Après David Oïstrakh, tous les violonistes ont voulu se mesurer au Premier Concerto de Chostakovitch, Leonid Kogan y compris. C’est à Kogan que l’archet amer, au son cru, torturé, de Christian Tetzlaff me fait songer. Le Nocturne résonne comme une musique expressionniste emplie de références mahlériennes, alors que dans la Passacaille, le motif obsédant évoque soudain Berg. Finale droit, implacable, sans une once de faux folklore. C’est remettre droit dans son temps ce concerto issu de la guerre. Orchestre glacial et sombre, une vraie nuit d’hiver.

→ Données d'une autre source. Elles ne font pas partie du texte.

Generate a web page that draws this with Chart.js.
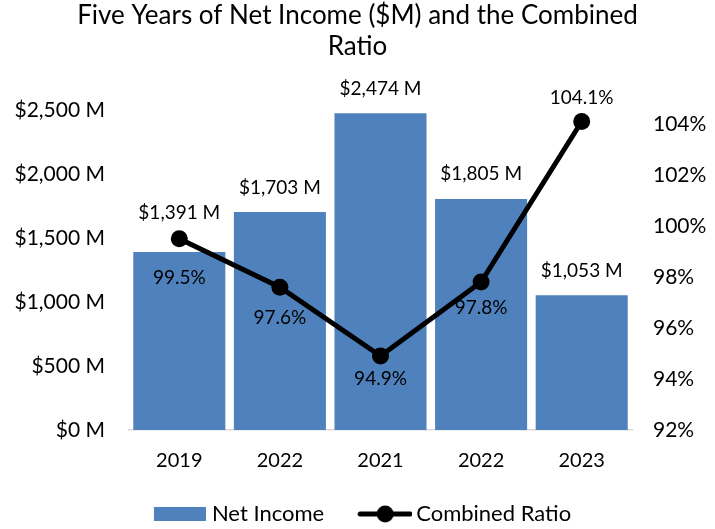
<!DOCTYPE html>
<html lang="en">

<head>
  <meta charset="UTF-8">
  <title>Net Income and Combined Ratio</title>
  <script src="https://cdn.jsdelivr.net/npm/chart.js"></script>
  <style>
    body {
      margin: 0;
      background-color: #fff;
    }

    #combo-chart {
      display: block;
    }
  </style>
</head>

<body>
  <canvas id="combo-chart" width="715" height="529"></canvas>

  <script>
    const years = ['2019', '2022', '2021', '2022', '2023'];
    const netIncome = [1391, 1703, 2474, 1805, 1053];
    const combinedRatio = [99.5, 97.6, 94.9, 97.8, 104.1];

    const FONT = 'Lato, "Open Sans", sans-serif';
    const BAR_COLOR = '#4f81bd';

    // vertical nudge of each value label, in pixels (negative = above the mark)
    const barLabelShift = [-39, -24, -24, -25, -24];
    const ratioLabelShift = [39, 31, 23, 26, -24];

    function money(v) {
      return '$' + v.toLocaleString('en-US') + ' M';
    }

    function percent(v) {
      return v.toFixed(1) + '%';
    }

    // legend symbols: a canvas with some empty room on the left so the
    // symbol sits close to its text
    function legendSymbol(width, left, draw) {
      const c = document.createElement('canvas');
      c.width = width;
      c.height = 20;
      draw(c.getContext('2d'), left);
      return c;
    }

    function barSwatch() {
      return legendSymbol(67, 15, (g, x) => {
        g.fillStyle = BAR_COLOR;
        g.fillRect(x, 3, 52, 14);
      });
    }

    function lineSwatch() {
      return legendSymbol(71, 16, (g, x) => {
        g.strokeStyle = '#000';
        g.lineWidth = 5;
        g.lineCap = 'round';
        g.beginPath();
        g.moveTo(x + 3, 10);
        g.lineTo(x + 53, 10);
        g.stroke();
        g.fillStyle = '#000';
        g.beginPath();
        g.arc(x + 28, 10, 8.5, 0, Math.PI * 2);
        g.fill();
      });
    }

    const valueLabels = {
      id: 'valueLabels',
      afterDatasetsDraw(chart) {
        const ctx = chart.ctx;
        ctx.save();
        ctx.font = '19px ' + FONT;
        ctx.fillStyle = '#000';
        ctx.textAlign = 'center';
        ctx.textBaseline = 'middle';

        chart.getDatasetMeta(0).data.forEach((bar, i) => {
          ctx.fillText(money(netIncome[i]), bar.x, bar.y + barLabelShift[i]);
        });
        chart.getDatasetMeta(1).data.forEach((pt, i) => {
          ctx.fillText(percent(combinedRatio[i]), pt.x, pt.y + ratioLabelShift[i]);
        });
        ctx.restore();
      }
    };

    new Chart(document.getElementById('combo-chart'), {
      data: {
        labels: years,
        datasets: [{
          type: 'bar',
          label: 'Net Income',
          data: netIncome,
          backgroundColor: BAR_COLOR,
          yAxisID: 'y',
          order: 1,
          barPercentage: 1,
          categoryPercentage: 0.915
        }, {
          type: 'line',
          label: 'Combined Ratio',
          data: combinedRatio,
          borderColor: '#000',
          backgroundColor: '#000',
          borderWidth: 5,
          pointRadius: 8.5,
          pointHoverRadius: 8.5,
          pointBorderWidth: 0,
          tension: 0,
          yAxisID: 'y1',
          order: 0
        }]
      },
      options: {
        responsive: false,
        animation: false,
        layout: {
          padding: { bottom: -6 }
        },
        plugins: {
          title: {
            display: true,
            text: ['Five Years of Net Income ($M) and the Combined', 'Ratio'],
            color: '#000',
            font: { family: FONT, size: 26, weight: 'normal', lineHeight: 1.2 },
            padding: { top: 0, bottom: 47.6 }
          },
          legend: {
            position: 'bottom',
            labels: {
              color: '#000',
              font: { family: FONT, size: 22 },
              usePointStyle: true,
              pointStyleWidth: 57,
              padding: 24,
              sort: (a, b) => a.datasetIndex - b.datasetIndex,
              generateLabels(chart) {
                const items = Chart.defaults.plugins.legend.labels.generateLabels(chart);
                items.forEach(item => {
                  item.pointStyle = item.datasetIndex === 0 ? barSwatch() : lineSwatch();
                });
                return items;
              }
            }
          },
          tooltip: { enabled: false }
        },
        scales: {
          x: {
            grid: { display: false, drawTicks: false },
            border: { display: true, color: '#d9d9d9', width: 1.5 },
            ticks: {
              color: '#000',
              font: { family: FONT, size: 20 },
              padding: 19
            },
            afterFit(scale) {
              scale.height = 49;
            }
          },
          y: {
            position: 'left',
            min: 0,
            max: 2500,
            grid: { display: false, drawTicks: false },
            border: { display: false },
            ticks: {
              stepSize: 500,
              color: '#000',
              font: { family: FONT, size: 21 },
              padding: 24,
              callback: v => money(v)
            },
            afterFit(scale) {
              scale.width = 129;
            }
          },
          y1: {
            position: 'right',
            min: 92,
            max: 104.55,
            grid: { display: false, drawTicks: false },
            border: { display: false },
            ticks: {
              stepSize: 2,
              includeBounds: false,
              color: '#000',
              font: { family: FONT, size: 21 },
              padding: 21,
              callback: v => v + '%'
            },
            afterFit(scale) {
              scale.width = 83;
            }
          }
        }
      },
      plugins: [valueLabels]
    });
  </script>
</body>

</html>
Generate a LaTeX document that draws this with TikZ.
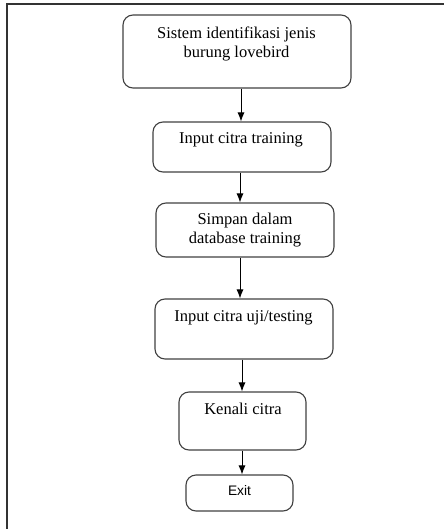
\documentclass[tikz,border=0pt]{standalone}
\usepackage{fontspec}
\setmainfont{Liberation Serif}
\newfontfamily\exitfont{Liberation Sans}
\usetikzlibrary{arrows.meta}
\begin{document}
\begin{tikzpicture}[x=1pt,y=-1pt,
  box/.style={draw=black!75, line width=1.1pt, rounded corners=10pt, inner sep=0pt},
  lbl/.style={inner sep=0pt, anchor=base, align=center, font=\fontsize{16.5}{19}\selectfont},
  arr/.style={draw=black, line width=0.9pt, -{Latex[length=9pt,width=7pt]}}]
\useasboundingbox (0,0) rectangle (444,529);
% outer frame
\coordinate (fl) at (7,529);
\coordinate (ftl) at (7,4);
\coordinate (fr) at (444,4);
\draw[black!80, line width=1.4pt] (fl) -- (ftl) -- (fr);
% boxes
\node[box, minimum width=228pt, minimum height=73pt] (b1) at (237,51.5) {};
\node[box, minimum width=178pt, minimum height=50pt] (b2) at (242,147) {};
\node[box, minimum width=178pt, minimum height=54pt] (b3) at (245,230) {};
\node[box, minimum width=178pt, minimum height=60pt] (b4) at (244,329) {};
\node[box, minimum width=127pt, minimum height=58pt] (b5) at (242.5,421) {};
\node[box, minimum width=107pt, minimum height=36pt] (b6) at (239.5,493) {};
% labels
\node[lbl] (t1) at (236.5,58) {Sistem identifikasi jenis\\burung lovebird};
\node[lbl] (t2) at (241,144) {Input citra training};
\node[lbl] (t3) at (245,243) {Simpan dalam\\database training};
\node[lbl] (t4) at (243.5,321) {Input citra uji/testing};
\node[lbl] (t5) at (243,414) {Kenali citra};
\node[inner sep=0pt, anchor=base, font=\exitfont\fontsize{13.8}{16}\selectfont] (t6) at (239.5,495) {Exit};
% arrow columns
\coordinate (a1) at (241,0);
\coordinate (a2) at (240,0);
\coordinate (a3) at (240,0);
\coordinate (a4) at (242,0);
\coordinate (a5) at (242,0);
\draw[arr] (b1.south -| a1) -- (b2.north -| a1);
\draw[arr] (b2.south -| a2) -- (b3.north -| a2);
\draw[arr] (b3.south -| a3) -- (b4.north -| a3);
\draw[arr] (b4.south -| a4) -- (b5.north -| a4);
\draw[arr] (b5.south -| a5) -- (b6.north -| a5);
\end{tikzpicture}
\end{document}
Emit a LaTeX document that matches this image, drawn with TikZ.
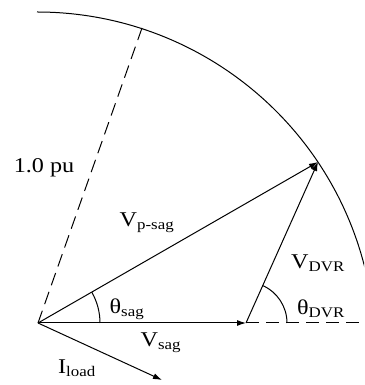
\documentclass[tikz,border=0pt]{standalone}
\usepackage{fontspec}
\setmainfont{Liberation Serif}
\usepackage{tikz}
\usetikzlibrary{arrows.meta}

\begin{document}
\begin{tikzpicture}[x=1pt,y=1pt,line width=1pt,
    lbl/.style={inner sep=0pt,xscale=1.15,font=\fontsize{21}{25}\selectfont},
    phasor/.style={-{Latex[length=9pt,width=6pt]}},
    guide/.style={dash pattern=on 13pt off 7pt}]
        \useasboundingbox (0,0) rectangle (364,385);
        \clip (0,0) rectangle (364,385);
        % Coordinates
        \coordinate (O) at (38, 62);
        \coordinate (S) at (246, 62);
        \coordinate (P) at (318, 223);
        \coordinate (T) at (142, 357);
        \coordinate (R) at (366, 62);
        \coordinate (L) at (162, 5);
        \coordinate (C) at (37, 35);

        % Drawing
        \draw ([shift={(90:338)}]C) arc (90:10:338);
        \draw[guide] (O) -- (T);
        \draw[guide] (S) -- (R);
        \draw[phasor] (O) -- (S);
        \draw[phasor] (O) -- (P);
        \draw[phasor] (S) -- (P);
        \draw[phasor] (O) -- (L);
        \draw ([shift={(0:62)}]O) arc (0:29.9:62);
        \draw ([shift={(0:41)}]S) arc (0:66.2:41);

        \node[lbl] (pu) at (44, 217) {1.0 pu};
        \node[lbl] (vp) at (147, 162) {V\textsubscript{p-sag}};
        \node[lbl] (vdvr) at (318, 122) {V\textsubscript{DVR}};
        \node[lbl] (tsag) at (127, 76) {θ\textsubscript{sag}};
        \node[lbl] (tdvr) at (321, 76) {θ\textsubscript{DVR}};
        \node[lbl] (vsag) at (161, 42) {V\textsubscript{sag}};
        \node[lbl] (il) at (77, 17) {I\textsubscript{load}};
    \end{tikzpicture}
\end{document}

Mais Christian Tetzlaff va plus loin encore dans le complexe Second Concerto que seuls, jusqu’ici, David Oistrakh puis Gidon Kremer avaient vraiment compris. 1967 : Chostakovitch tente ici un discours abstrait – alternant une divagation inquiète et des instants de révolte – comme un chant solitaire du violon, que l’orchestre vient enténébrer avec ses touches de couleurs assourdies qui évoquent les toiles nocturnes de Klee.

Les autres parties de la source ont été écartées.